### [Direction]
Print all of the lines exactly. Any picture among them stays out.

### [Dataset content]

________________

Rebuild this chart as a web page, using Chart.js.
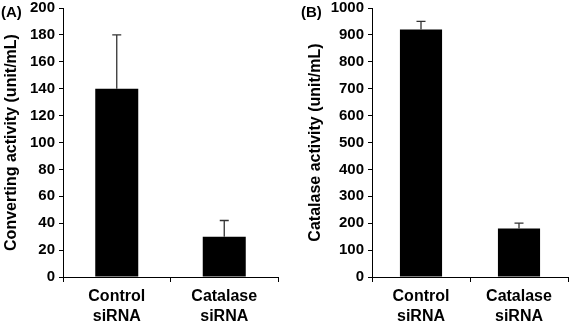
<!DOCTYPE html>
<html>
<head>
<meta charset="utf-8">
<script src="https://cdn.jsdelivr.net/npm/chart.js@4/dist/chart.umd.min.js"></script>
<style>
  html, body { margin: 0; padding: 0; background: #fff; }
  #wrap { position: relative; width: 581px; height: 328px; overflow: hidden; }
  canvas { position: absolute; top: 0; }
  .panel { position: absolute; font-family: "Liberation Sans", Arial, sans-serif; font-weight: bold; font-size: 15px; color: #000; }
</style>
</head>
<body>
<div id="wrap">
  <canvas id="cA" width="290" height="328" style="left:0"></canvas>
  <canvas id="cB" width="291" height="328" style="left:290px"></canvas>
  <div class="panel" style="left:1px; top:3px;">(A)</div>
  <div class="panel" style="left:301px; top:3px;">(B)</div>
</div>
<script>
const categories = [['Control', 'siRNA'], ['Catalase', 'siRNA']];
const convertingValues = [140, 30];
const convertingErrors = [40, 12];
const catalaseValues = [920, 180];
const catalaseErrors = [30, 20];
const convertingTitle = 'Converting activity (unit/mL)';
const catalaseTitle = 'Catalase activity (unit/mL)';

const FONT = "'Liberation Sans', Arial, sans-serif";
Chart.defaults.font.family = FONT;
Chart.defaults.font.weight = 'bold';
Chart.defaults.color = '#000';

const errorBarPlugin = {
  id: 'errorBars',
  afterDatasetsDraw(chart) {
    const ctx = chart.ctx;
    const errs = chart.options.plugins.errorBars.errors;
    const yScale = chart.scales.y;
    chart.data.datasets.forEach((ds, di) => {
      const meta = chart.getDatasetMeta(di);
      meta.data.forEach((bar, i) => {
        const v = ds.data[i];
        const top = yScale.getPixelForValue(v + errs[i]);
        const base = yScale.getPixelForValue(v);
        ctx.save();
        ctx.strokeStyle = '#333';
        ctx.lineWidth = 1.3;
        ctx.beginPath();
        ctx.moveTo(bar.x, base);
        ctx.lineTo(bar.x, top);
        ctx.moveTo(bar.x - 4.5, top);
        ctx.lineTo(bar.x + 4.5, top);
        ctx.stroke();
        ctx.restore();
      });
    });
  }
};

function makeChart(id, values, errors, title, yMax, step, yWidth, titlePad, rightPad, barPct) {
  return new Chart(document.getElementById(id), {
    type: 'bar',
    data: {
      labels: categories,
      datasets: [{
        data: values,
        backgroundColor: '#000',
        borderWidth: 0,
        barPercentage: barPct,
        categoryPercentage: 1
      }]
    },
    options: {
      responsive: false,
      devicePixelRatio: 1,
      animation: false,
      layout: { padding: { top: 0, right: rightPad, left: 0, bottom: 0 } },
      plugins: {
        legend: { display: false },
        tooltip: { enabled: false },
        errorBars: { errors: errors }
      },
      scales: {
        x: {
          grid: { display: true, drawOnChartArea: false, drawTicks: true, tickLength: 5, color: '#000', offset: true },
          border: { display: true, color: '#000', width: 1 },
          ticks: { color: '#000', font: { family: FONT, size: 16, weight: 'bold', lineHeight: 1.22 }, padding: 5, maxRotation: 0 },
          afterFit: (s) => { s.height = 51; }
        },
        y: {
          min: 0, max: yMax,
          grid: { display: true, drawOnChartArea: false, drawTicks: true, tickLength: 4, color: '#000' },
          border: { display: true, color: '#000', width: 1 },
          ticks: { stepSize: step, color: '#000', font: { family: FONT, size: 15, weight: 'bold' }, padding: 4,
                   callback: (v) => String(v) },
          title: { display: true, text: title, color: '#000', font: { family: FONT, size: 16, weight: 'bold' }, padding: { top: titlePad, bottom: 0 } },
          afterFit: (s) => { s.width = yWidth; s.paddingTop = 8; s.paddingBottom = 0; }
        }
      }
    },
    plugins: [errorBarPlugin]
  });
}

makeChart('cA', convertingValues, convertingErrors, convertingTitle, 200, 20, 63, 2, 12, 0.4);
makeChart('cB', catalaseValues, catalaseErrors, catalaseTitle, 1000, 100, 82, 16, 13, 0.43);
</script>
</body>
</html>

________________

### [Answer to this task]
Rebuild this chart as a web page, using Chart.js.
<!DOCTYPE html>
<html>
<head>
<meta charset="utf-8">
<script src="https://cdn.jsdelivr.net/npm/chart.js@4/dist/chart.umd.min.js"></script>
<style>
  html, body { margin: 0; padding: 0; background: #fff; }
  #wrap { position: relative; width: 581px; height: 328px; overflow: hidden; }
  canvas { position: absolute; top: 0; }
  .panel { position: absolute; font-family: "Liberation Sans", Arial, sans-serif; font-weight: bold; font-size: 15px; color: #000; }
</style>
</head>
<body>
<div id="wrap">
  <canvas id="cA" width="290" height="328" style="left:0"></canvas>
  <canvas id="cB" width="291" height="328" style="left:290px"></canvas>
  <div class="panel" style="left:1px; top:3px;">(A)</div>
  <div class="panel" style="left:301px; top:3px;">(B)</div>
</div>
<script>
const categories = [['Control', 'siRNA'], ['Catalase', 'siRNA']];
const convertingValues = [140, 30];
const convertingErrors = [40, 12];
const catalaseValues = [920, 180];
const catalaseErrors = [30, 20];
const convertingTitle = 'Converting activity (unit/mL)';
const catalaseTitle = 'Catalase activity (unit/mL)';

const FONT = "'Liberation Sans', Arial, sans-serif";
Chart.defaults.font.family = FONT;
Chart.defaults.font.weight = 'bold';
Chart.defaults.color = '#000';

const errorBarPlugin = {
  id: 'errorBars',
  afterDatasetsDraw(chart) {
    const ctx = chart.ctx;
    const errs = chart.options.plugins.errorBars.errors;
    const yScale = chart.scales.y;
    chart.data.datasets.forEach((ds, di) => {
      const meta = chart.getDatasetMeta(di);
      meta.data.forEach((bar, i) => {
        const v = ds.data[i];
        const top = yScale.getPixelForValue(v + errs[i]);
        const base = yScale.getPixelForValue(v);
        ctx.save();
        ctx.strokeStyle = '#333';
        ctx.lineWidth = 1.3;
        ctx.beginPath();
        ctx.moveTo(bar.x, base);
        ctx.lineTo(bar.x, top);
        ctx.moveTo(bar.x - 4.5, top);
        ctx.lineTo(bar.x + 4.5, top);
        ctx.stroke();
        ctx.restore();
      });
    });
  }
};

function makeChart(id, values, errors, title, yMax, step, yWidth, titlePad, rightPad, barPct) {
  return new Chart(document.getElementById(id), {
    type: 'bar',
    data: {
      labels: categories,
      datasets: [{
        data: values,
        backgroundColor: '#000',
        borderWidth: 0,
        barPercentage: barPct,
        categoryPercentage: 1
      }]
    },
    options: {
      responsive: false,
      devicePixelRatio: 1,
      animation: false,
      layout: { padding: { top: 0, right: rightPad, left: 0, bottom: 0 } },
      plugins: {
        legend: { display: false },
        tooltip: { enabled: false },
        errorBars: { errors: errors }
      },
      scales: {
        x: {
          grid: { display: true, drawOnChartArea: false, drawTicks: true, tickLength: 5, color: '#000', offset: true },
          border: { display: true, color: '#000', width: 1 },
          ticks: { color: '#000', font: { family: FONT, size: 16, weight: 'bold', lineHeight: 1.22 }, padding: 5, maxRotation: 0 },
          afterFit: (s) => { s.height = 51; }
        },
        y: {
          min: 0, max: yMax,
          grid: { display: true, drawOnChartArea: false, drawTicks: true, tickLength: 4, color: '#000' },
          border: { display: true, color: '#000', width: 1 },
          ticks: { stepSize: step, color: '#000', font: { family: FONT, size: 15, weight: 'bold' }, padding: 4,
                   callback: (v) => String(v) },
          title: { display: true, text: title, color: '#000', font: { family: FONT, size: 16, weight: 'bold' }, padding: { top: titlePad, bottom: 0 } },
          afterFit: (s) => { s.width = yWidth; s.paddingTop = 8; s.paddingBottom = 0; }
        }
      }
    },
    plugins: [errorBarPlugin]
  });
}

makeChart('cA', convertingValues, convertingErrors, convertingTitle, 200, 20, 63, 2, 12, 0.4);
makeChart('cB', catalaseValues, catalaseErrors, catalaseTitle, 1000, 100, 82, 16, 13, 0.43);
</script>
</body>
</html>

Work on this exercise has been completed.